Antwerpen to its Flemish inhabitants, or Anvers in its other official language, French (which you will hear spoken on its streets much less often than English), this modestly-sized city is one of Europe's most charming. Although it has an industrial side - it's one of Europe's largest ports, despite being over 50 miles from the sea - as a visitor you are more likely to stick to the quaint old town around the Cathedral and the Grote Markt (Big Market). This latter, though not quite as "Grote" as the one in Brussels, is more decorative and lighter.
The Cathedral of Our Lady continues the light and airy motif, and is a welcome relief from some of the gloomy Gothic cathedrals dedicated to Christ's junior parent - Cologne's huge edifice and Notre Dame in Paris may be more famous, but they don't lift the soul in quite the same way (nor do they have a triptych by Rubens, to whom we shall return). One of the strange things about the Cathedral is that the surrounding streets are actually built onto it, so you can enjoy a beer or two virtually under God's roof. Another building worth taking in is the Central Station - currently being refurbished. It is a glorious tribute to the riches which the city enjoyed in the late 19th century, and a great way to enter the city (about three-and-a-half hours from London, Eurostar via Brussels, and barely two hours from Paris).
Another myth, which Antwerp makes its contribution to dispelling, is that "there are no famous Belgians" - this one city alone produced three of the great Flemish masters Breugel, Van Dyck, and, most famously, Rubens. The house where Rubens lived is now a museum, conveniently located just off the main shopping street but often - bafflingly - closed.
The other unique thing about Antwerp is the diamond trade. More than half of all the world's cut diamonds pass through the city, and its market is the most active in the world. If you are from England and considering buying an engagement ring, you can easily save the cost of your trip and a night in a romantic hotel (try the Hotel Firean), just on the stone. Prices in the jewellers' shops around the station are on average 30-50% lower than in UK high streets; and you will get a diamond with a certificate telling you its exact specification and guaranteeing its quality. Bring cash, though, for the best deals - and be aware that the predominance of Jewish traders means that Saturday is not the best day to visit.
If your budget is smaller, the second best way to a lady's heart is also in plentiful and high-quality supply: the chocolatiers of the city are uniformly excellent - my favourite is a tiny shop in the small alleyway that leads from Grote Markt towards the Cathedral.
It's not all good news.
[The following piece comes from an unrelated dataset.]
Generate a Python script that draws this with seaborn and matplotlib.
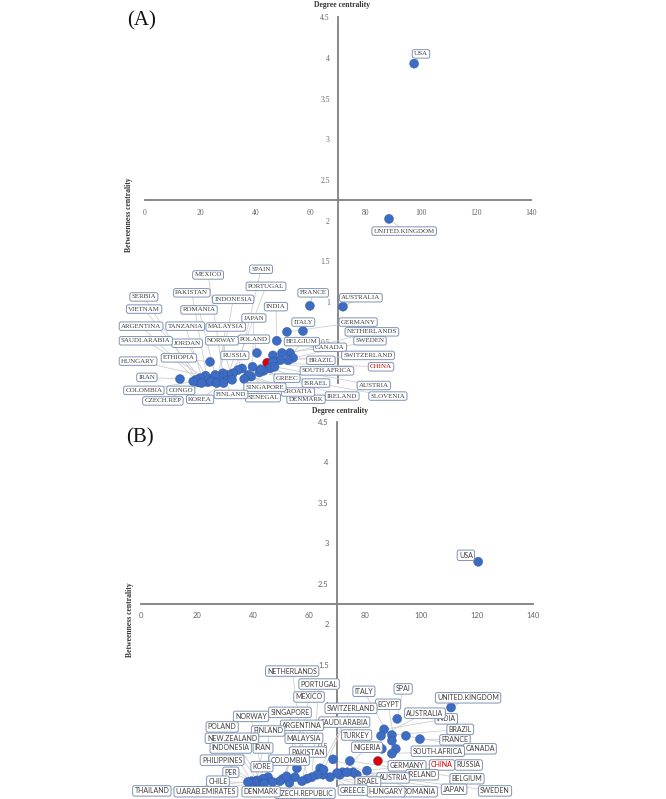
import matplotlib
matplotlib.use("Agg")
import matplotlib.pyplot as plt
import seaborn as sns
import pandas as pd

# ---------------- Panel A data ----------------
countries_a = ["USA", "UNITED.KINGDOM", "AUSTRALIA", "FRANCE", "ITALY", "GERMANY", "INDIA",
               "POLAND", "NETHERLANDS", "SWEDEN", "CANADA", "BELGIUM", "SWITZERLAND", "BRAZIL",
               "CHINA", "SOUTH.AFRICA", "ISRAEL", "AUSTRIA", "IRELAND", "SLOVENIA", "DENMARK",
               "CROATIA", "GREEC", "SINGAPORE", "SENEGAL", "SPAIN", "PORTUGAL", "JAPAN", "RUSSIA",
               "FINLAND", "MEXICO", "INDONESIA", "MALAYSIA", "NORWAY", "ETHIOPIA", "HUNGARY",
               "ROMANIA", "PAKISTAN", "TANZANIA", "JORDAN", "SERBIA", "VIETNAM", "ARGENTINA",
               "SAUDI.ARABIA", "IRAN", "COLOMBIA", "CONGO", "KOREA", "CZECH.REP"]
degree_a = [97.6, 88.5, 71.8, 59.8, 57.3, 51.5, 47.8,
            40.6, 52.6, 53.7, 49.7, 51.9, 49.0, 46.4,
            44.3, 46.4, 45.3, 47.0, 43.0, 41.5, 38.5,
            37.4, 42.0, 35.2, 36.0, 33.7, 31.9, 39.0, 30.1,
            29.0, 28.3, 27.0, 26.5, 31.6, 23.6, 24.7,
            25.5, 22.8, 21.0, 22.0, 19.2, 20.0, 18.5,
            24.0, 12.7, 17.5, 26.0, 28.5, 20.5]
betweenness_a = [3.93, 2.02, 0.94, 0.95, 0.64, 0.63, 0.52,
                 0.37, 0.37, 0.31, 0.37, 0.28, 0.28, 0.34,
                 0.25, 0.26, 0.18, 0.20, 0.15, 0.13, 0.08,
                 0.10, 0.17, 0.18, 0.05, 0.16, 0.12, 0.20, 0.10,
                 0.05, 0.12, 0.08, 0.04, 0.04, 0.26, 0.06,
                 0.10, 0.01, 0.04, 0.09, 0.01, 0.06, 0.04,
                 0.02, 0.05, 0.02, 0.00, 0.00, 0.00]
# label placement (layout)
lab_x_a = [100.1, 94.0, 78.3, 61.0, 57.4, 77.3, 47.5,
           39.5, 82.3, 81.6, 67.1, 56.9, 80.9, 63.8,
           85.6, 66.0, 62.0, 83.0, 71.5, 88.1, 58.4,
           55.5, 51.5, 43.5, 42.8, 42.1, 43.9, 39.5, 32.6,
           31.2, 22.9, 32.0, 29.3, 27.9, 12.3, -2.5,
           19.6, 17.0, 14.6, 15.3, -0.4, -0.3, -1.4,
           0.3, 0.7, -0.4, 13.0, 20.0, 6.5]
lab_y_a = [4.05, 1.87, 1.05, 1.11, 0.75, 0.75, 0.94,
           0.54, 0.63, 0.52, 0.44, 0.51, 0.34, 0.28,
           0.20, 0.15, 0.00, -0.03, -0.16, -0.16, -0.20,
           -0.11, 0.06, -0.05, -0.18, 1.40, 1.19, 0.80, 0.34,
           -0.14, 1.33, 1.03, 0.69, 0.52, 0.31, 0.27,
           0.90, 1.11, 0.70, 0.49, 1.06, 0.91, 0.70,
           0.52, 0.07, -0.09, -0.09, -0.20, -0.22]

# ---------------- Panel B data ----------------
countries_b = ["USA", "UNITED.KINGDOM", "FRANCE", "CANADA", "SPAI", "BRAZIL", "INDIA",
               "AUSTRALIA", "ITALY", "EGYPT", "SOUTH.AFRICA", "TURKEY", "CHINA", "GERMANY",
               "RUSSIA", "IRELAND", "BELGIUM", "NIGERIA", "AUSTRIA", "SWEDEN", "JAPAN",
               "ROMANIA", "ISRAEL", "HUNGARY", "GREECE", "SWITZERLAND", "SAUDI.ARABIA",
               "PORTUGAL", "NETHERLANDS", "MEXICO", "SINGAPORE", "ARGENTINA", "MALAYSIA",
               "PAKISTAN", "CZECH.REPUBLIC", "COLOMBIA", "FINLAND", "NORWAY", "IRAN", "KORE",
               "DENMARK", "POLAND", "NEW.ZEALAND", "INDONESIA", "PHILIPPINES", "PER", "CHILE",
               "U.ARAB.EMIRATES", "THAILAND"]
degree_b = [120.4, 110.7, 99.6, 94.6, 91.5, 89.6, 86.8,
            85.7, 89.6, 91.0, 89.6, 86.0, 84.6, 80.7,
            77.0, 75.7, 74.6, 72.0, 71.0, 73.6, 70.0,
            68.6, 67.5, 65.0, 64.0, 65.2, 62.9,
            61.0, 59.3, 55.7, 55.0, 50.7, 49.6,
            57.5, 53.0, 52.0, 45.4, 43.6, 41.4, 47.0,
            40.2, 42.0, 44.0, 39.5, 41.0, 40.5, 39.5,
            38.8, 38.2]
betweenness_b = [2.77, 0.97, 0.58, 0.62, 0.83, 0.63, 0.70,
                 0.62, 0.56, 0.46, 0.40, 0.46, 0.31, 0.19,
                 0.14, 0.17, 0.31, 0.17, 0.14, 0.17, 0.16,
                 0.33, 0.11, 0.14, 0.22, 0.20, 0.14,
                 0.11, 0.09, 0.22, 0.11, 0.09, 0.06,
                 0.06, 0.04, 0.12, 0.11, 0.09, 0.07, 0.05,
                 0.05, 0.04, 0.03, 0.06, 0.03, 0.05, 0.04,
                 0.03, 0.05]
lab_x_b = [116.0, 116.8, 112.1, 121.0, 93.6, 114.0, 109.0,
           101.4, 79.6, 88.2, 106.0, 77.0, 107.5, 95.0,
           117.0, 100.4, 116.4, 80.7, 90.0, 126.4, 111.8,
           99.3, 81.0, 87.5, 75.7, 75.0, 72.6,
           63.6, 54.0, 60.0, 53.2, 57.5, 58.2,
           59.6, 58.6, 52.9, 45.4, 39.3, 43.6, 43.2,
           42.9, 29.0, 32.5, 32.1, 29.0, 32.1, 27.5,
           23.2, 3.9]
lab_y_b = [2.85, 1.09, 0.57, 0.46, 1.20, 0.70, 0.83,
           0.90, 1.17, 1.01, 0.43, 0.63, 0.26, 0.25,
           0.26, 0.14, 0.09, 0.48, 0.10, -0.06, -0.04,
           -0.07, 0.05, -0.07, -0.05, 0.96, 0.79,
           1.26, 1.42, 1.10, 0.91, 0.75, 0.59,
           0.42, -0.09, 0.32, 0.68, 0.86, 0.47, 0.24,
           -0.07, 0.73, 0.59, 0.47, 0.32, 0.17, 0.06,
           -0.07, -0.06]

x_ticks = [0, 20, 40, 60, 80, 100, 120, 140]
y_ticks = [0.5, 1, 1.5, 2, 2.5, 3, 3.5, 4, 4.5]

sns.set_theme(style="white")

fig = plt.figure(figsize=(6.66, 7.99), dpi=100)
W, H = 666, 799


def panel(rect, countries, deg, btw, lx, ly, xlim, ylim, font, letter, letter_pos,
          title_y, ylab_pos):
    ax = fig.add_axes(rect)
    ax.set_facecolor("none")
    df = pd.DataFrame({"country": countries, "degree": deg, "betweenness": btw})
    df["grp"] = ["china" if c == "CHINA" else "other" for c in countries]
    # leader lines
    for i in range(len(countries)):
        ax.plot([lx[i], deg[i]], [ly[i], btw[i]], color="#cfcfcf", lw=0.6, zorder=1)
    sns.scatterplot(data=df, x="degree", y="betweenness", hue="grp",
                    palette={"other": "#3d6cc4", "china": "#e00000"},
                    s=42, edgecolor="#2f5597", linewidth=0.3, legend=False, ax=ax, zorder=3)
    for i, c in enumerate(countries):
        ax.text(lx[i], ly[i], c, fontsize=5, family=font, ha="center", va="center",
                color="#d00000" if c == "CHINA" else "#404040", zorder=4,
                bbox=dict(boxstyle="round,pad=0.25,rounding_size=0.3", fc="white",
                          ec="#7f93b2", lw=0.7))
    ax.set_xlim(*xlim)
    ax.set_ylim(*ylim)
    for s in ["top", "right"]:
        ax.spines[s].set_visible(False)
    ax.spines["left"].set_position(("data", 70))
    ax.spines["bottom"].set_position(("data", 2.25))
    ax.spines["left"].set_bounds(0, 4.5)
    ax.spines["bottom"].set_bounds(0, 140)
    for s in ["left", "bottom"]:
        ax.spines[s].set_color("#7f7f7f")
        ax.spines[s].set_linewidth(1.3)
        ax.spines[s].set_zorder(0)
    ax.set_xticks(x_ticks)
    ax.set_yticks(y_ticks)
    ax.set_xticklabels([str(v) for v in x_ticks])
    ax.set_yticklabels([("%g" % v) for v in y_ticks])
    ax.tick_params(axis="both", length=0, labelsize=5.5, colors="#666666", pad=6)
    for lab in ax.get_xticklabels() + ax.get_yticklabels():
        lab.set_family(font)
    ax.set_xlabel("")
    ax.set_ylabel("")
    ax.grid(False)
    # titles
    fig.text(title_y[0] / W, 1 - title_y[1] / H, "Degree centrality", fontsize=5.5,
             family="Liberation Serif", weight="bold", color="#333333", ha="center", va="center")
    fig.text(ylab_pos[0] / W, 1 - ylab_pos[1] / H, "Betweenness centrality", fontsize=5.5,
             family="Liberation Serif", weight="bold", color="#333333", ha="center",
             va="center", rotation=90)
    fig.text(letter_pos[0] / W, 1 - letter_pos[1] / H, letter, fontsize=15,
             family="Liberation Serif", color="#111111", ha="center", va="center")
    return ax


panel([100 / W, 1 - 405 / H, 460 / W, 395 / H], countries_a, degree_a, betweenness_a,
      lab_x_a, lab_y_a, (-16.3, 150.5), (-0.27, 4.59), "Liberation Serif", "(A)", (142, 21),
      (342, 5), (129, 215))
panel([100 / W, 0, 460 / W, 387 / H], countries_b, degree_b, betweenness_b,
      lab_x_b, lab_y_b, (-14.6, 149.6), (-0.16, 4.62), "Lato", "(B)", (140, 438),
      (340, 411), (130, 620))

fig.savefig("out.png", dpi=100)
The city has traffic problems completely out of proportion to its size, largely due to massive long-term road closures while the tram system is extended, but not helped by the fact that the Belgians are considered to be Europe's least considerate drivers. As you try to find a way out of the city, you may also pass through some of the poorer districts, where large immigrant communities live in run-down housing; but, while it is depressing, there's not the sense of menace you might experience somewhere like New York or London.
On balance, though, you haven't "done" Europe until you've been to Antwerp; and you may well find you like it more than some of the more obvious tourist destinations. It is young and trendy, predominantly rich, often beautiful, and closer than you think to almost anywhere. Don't let the xenophobes put you off.